Catalytic conversion of methanol/dimethylether to light olefins over microporous Silicoaluminophosphates catalysts

Abstract

Light olefins (C2-C4), important raw feeds in the petrochemical industry, are produced from crude oil. For various reasons including geographical, economic, political, and diminished supply considerations, the art has long sought for sources other than petroleum for the massive quantities of raw materials that are needed to supply the demand for light olefins. Methanol and dimethyl ether that can be produced from natural gas and renewable biomass via the syngas route are alternative sources for light olefins. Previous studies have shown that microporous silicoaluminophosphates (SAPOs) are promising catalysts to convert methanol to olefins (MTO) and dimethylether to olefins (DTO). However, one of the critical issues of the SAPO catalysts is rapid deactivation due to carbon coking.
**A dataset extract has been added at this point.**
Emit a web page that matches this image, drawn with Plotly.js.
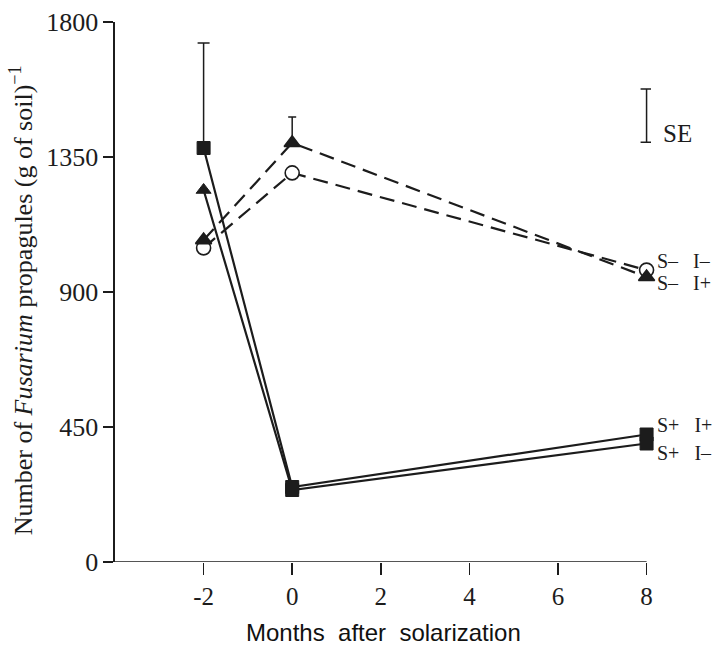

In this work, four SAPOs, namely, SAPO-34, SAPO-18, SAPO-17 and SAPO-44 with different Si contents were synthesized and characterized using XRD, SEM, MAS NMR, NH3-TPD, and physical adsorption of nitrogen techniques. The catalytic properties of the SAPO catalysts in the MTO and DTO processes were evaluated. The influence of catalyst acidity on catalytic activity and selectivity to light olefins were examined and analyzed. Results showed that the catalytic performance of the SAPO catalysts significantly depends upon the pore size, strength and density of acidic sites, and catalyst preparation method. How to control catalyst stability and enhance product selectivity were suggested.